Mapping To CIA, STRIDE, PASTA, And MITRE ATLAS
Use these labels to keep overload experiments tied to security objectives.
| Framework | A2 mapping | Research interpretation |
|---|---|---|
| CIA | Availability primary; Integrity and Confidentiality secondary | Protect service continuity while preventing overload from distorting backend routing or timing signals. |
| STRIDE | Denial of Service; Repudiation if logs are insufficient | Reject excess demand early and preserve enough sanitized telemetry to attribute pressure to user, token, route, and reason. |
| PASTA | Stage 3 decomposition, Stage 4 threat analysis, Stage 5 vulnerability analysis, Stage 6 attack modeling | Model each queue, worker, body parser, and backend as a resource with capacity and failure semantics. |
| MITRE ATLAS | Relevant to AI denial-of-service and cost-harvesting style concerns, including AML.T0034 Cost Harvesting and public-facing application exposure such as AML.T0049 Exploit Public Facing Application. | A2 is often an impact technique and an enabling condition for timing analysis or extraction by forcing backend stress states. |
Defense Mapping To Existing D1-D11 Controls
D2 is the direct mitigation, but A2 should be validated across the gateway stack.

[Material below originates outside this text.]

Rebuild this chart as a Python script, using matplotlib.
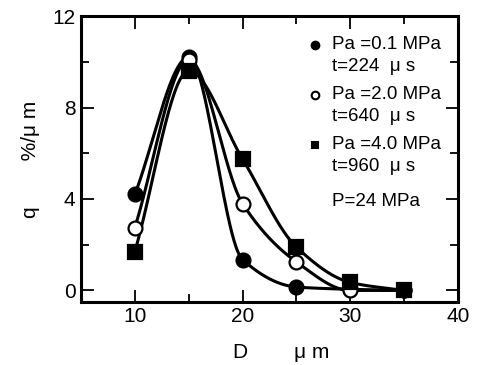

| Control | Role against A2 | Validation |
|---|---|---|
| D2 Rate Limit + Body Cap | Primary control. Caps request bodies, bounds queue size, limits per-user and global request cost, and rejects early with 413, 429, or 503. | Replay synthetic workload in an owned lab and confirm excess demand does not reach Jetson or Zynq. |
| D1 JWT Auth + Object Checks | Allows per-user quotas and prevents anonymous callers from consuming accelerator budget. | Missing or invalid token receives 401 before body parsing and queue admission. |
| D4 Private Backend Subnet | Prevents clients from bypassing the Pi and saturating Jetson or Zynq service ports directly. | Client VLAN cannot connect to backend ports; only Pi private interface can reach them. |
| D5 Query Anomaly Detection | Detects extraction-like or stress-like request distributions that stay under simple rate limits. | Alert on unusual body sizes, entropy, request intervals, backend targeting, and repeated timeout edges. |
| D6 Sanitized Logging | Preserves reject and queue evidence without storing request bodies or tokens. | Logs include route, status, reason, user id, body hash, size bucket, queue depth, and backend when dispatched. |
Research Notes: What To Measure Experimentally
The measurable goal is controlled degradation, not heroic throughput.
Admission-control curve
Sweep admitted arrival rate below and above capacity. Plot accepted rate, rejected rate, average queue depth, p95 latency, and p99 latency. The protected system should convert overload into early rejects rather than unbounded delay.
Backend fairness
Measure whether Jetson and Zynq receive fair work under pressure. A poorly designed dispatcher may starve one backend or route all hard requests to the same accelerator.
Thermal and power coupling
Track Jetson temperature, Zynq board rails, CPU load on the Pi, and PL busy intervals. A2 can turn a software queue problem into hardware measurement noise.
Retry amplification
Measure how client timeout and retry policies affect effective arrival rate. A safe gateway should include retry-after headers and idempotency guidance for clients.
Key Takeaways
A2 is best handled by explicit budgets at every transition from network to accelerator.
- A2 targets the finite capacity of the Pi parser, gateway queue, Jetson worker, and Zynq PS/PL path.
- D2 should reject excess demand before expensive parsing and before backend dispatch.
- Body caps, token buckets, bounded queues, backend timeouts, circuit breakers, and sanitized logs work as a layered control set.
- For research, overload must be measured separately from accelerator performance or it will contaminate Jetson versus FPGA comparisons.